It is slow work clearing buildings and deactivating bombs.
It seems long ago now that the whirring of shells and the flash and blast and clouds of debris drifting across a city under repeated shelling has given way to the creeping forward of armored vehicles and troops methodically clearing buildings, detecting and neutralizing booby traps and mines, and clearing off snipers.
Methodical and patient methods have been the hallmark of the Lebanese army's campaign against Fatah al-Islam at Nahr al-Bared.
Prensa Latina reports from military sources the cordon as drawn down to 161,468 square feet of territory denied [1].

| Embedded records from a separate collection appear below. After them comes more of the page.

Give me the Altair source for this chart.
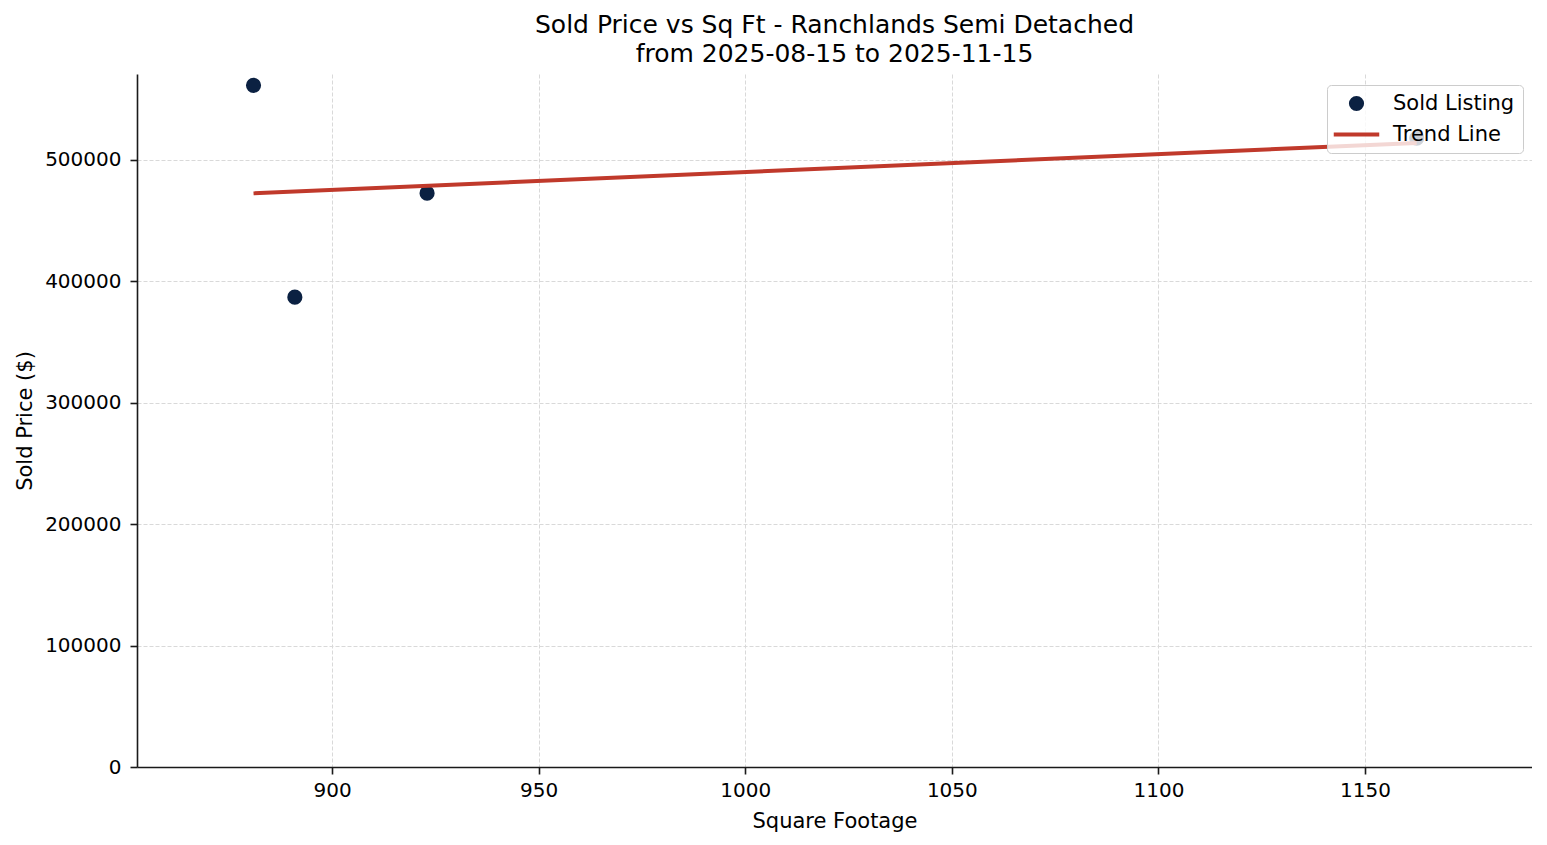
import altair as alt
import pandas as pd

sqft = [881, 891, 923, 1162.5]
price = [561500, 387000, 472600, 518000]
series = ["Sold Listing"] * 4

x_ticks = [900, 950, 1000, 1050, 1100, 1150]
y_ticks = [0, 100000, 200000, 300000, 400000, 500000]

df = pd.DataFrame({"sqft": sqft, "price": price, "series": series})

NAVY = "#0b2142"
RED = "#c0392b"
FONT = "DejaVu Sans"

xscale = alt.Scale(domain=[852.8, 1190.4], nice=False, zero=False)
yscale = alt.Scale(domain=[0, 570800], nice=False, zero=False)

xaxis = alt.Axis(values=x_ticks, title="Square Footage", format="d",
                 grid=True, titlePadding=10, labelPadding=6)
yaxis = alt.Axis(values=y_ticks, title="Sold Price ($)", format="d",
                 grid=True, titlePadding=9, labelPadding=9)

line_path = "M-3,-0.26L3,-0.26L3,0.26L-3,0.26Z"

points = alt.Chart(df).mark_point(filled=True, size=230, opacity=1).encode(
    x=alt.X("sqft:Q", scale=xscale, axis=xaxis),
    y=alt.Y("price:Q", scale=yscale, axis=yaxis),
    color=alt.Color("series:N",
                    scale=alt.Scale(domain=["Sold Listing", "Trend Line"], range=[NAVY, RED]),
                    legend=alt.Legend(title=None, orient="none", legendX=1190, legendY=11,
                                      fillColor="rgba(255,255,255,0.8)", strokeColor="#cccccc",
                                      cornerRadius=4, padding=8, symbolSize=230,
                                      symbolOffset=11, labelOffset=26, rowPadding=8,
                                      labelFontSize=21, labelFont=FONT, labelColor="black",
                                      symbolOpacity=1)),
    shape=alt.Shape("series:N",
                    scale=alt.Scale(domain=["Sold Listing", "Trend Line"], range=["circle", line_path])),
)

trend = alt.Chart(df).transform_regression("sqft", "price", method="linear").mark_line(
    color=RED, strokeWidth=4
).encode(
    x=alt.X("sqft:Q", scale=xscale, axis=xaxis),
    y=alt.Y("price:Q", scale=yscale, axis=yaxis),
)

chart = alt.layer(points, trend).properties(
    width=1395, height=693,
    title=alt.TitleParams(text=["Sold Price vs Sq Ft - Ranchlands Semi Detached",
                                "from 2025-08-15 to 2025-11-15"],
                          fontSize=25, font=FONT, fontWeight="normal", color="black",
                          anchor="middle", frame="group", lineHeight=29, offset=7),
    autosize=alt.AutoSizeParams(type="none"),
    padding={"left": 129, "top": 66, "right": 0, "bottom": 68},
).configure_view(stroke=None).configure_axis(
    domainColor="#1a1a1a", domainWidth=1.6, tickColor="#1a1a1a", tickWidth=1.6, tickSize=7,
    labelFontSize=20, labelFont=FONT, labelColor="black",
    titleFontSize=21, titleFont=FONT, titleFontWeight="normal", titleColor="black",
    gridColor="#d9d9d9", gridDash=[4, 2], gridWidth=1,
)

chart.save("out.html", embed_options={"renderer": "svg", "actions": False})
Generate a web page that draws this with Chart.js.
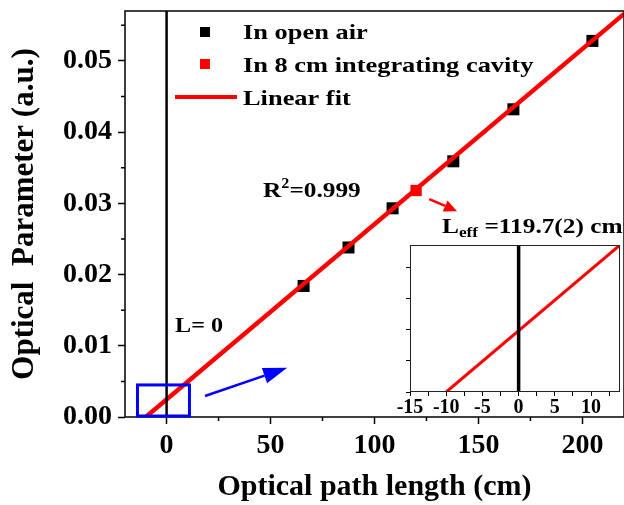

According to the United Nations Relief and Works Agency (UNRWA), Nahr al-Bared got its start in 1949 through the League of Red Cross Societies [2]. Never an entirely wholesome place in terms of either its political or functional infrastructure, it nonetheless provided a good many services to its people, including the provision of a health clinic, a progressive counseling center for women--"One community managed women's programme centre that runs skill-training courses and apprenticeship, organizes awareness raising sessions on health, social, legal, human rights and gender issues and coordinates with local NGOs to respond to community needs. Income generation loans and group guaranteed lending are also provided to women"--a youth center, and other constructive NGO-type activities.
With Fatah al-Islam's opening gambit--reportedly a string of bank robberies inviting a police raid against a "safe house" outside the camp--Nahr al-Bared started its transformation into an abandoned and unholy city, a model war zone for sniping and shelling, scrounging and hiding, bluffing and boasting, living wired on Kalashnikov fire, and dying amid rubble in tatters and pools of blood.
1. "Lebanon Army Advances on Nahar al Bared." Prensa Latina, July 30, 2007.
2. "Nahr al-Bared Refugee Camp." United Nations Relief and Works Agency, 2003.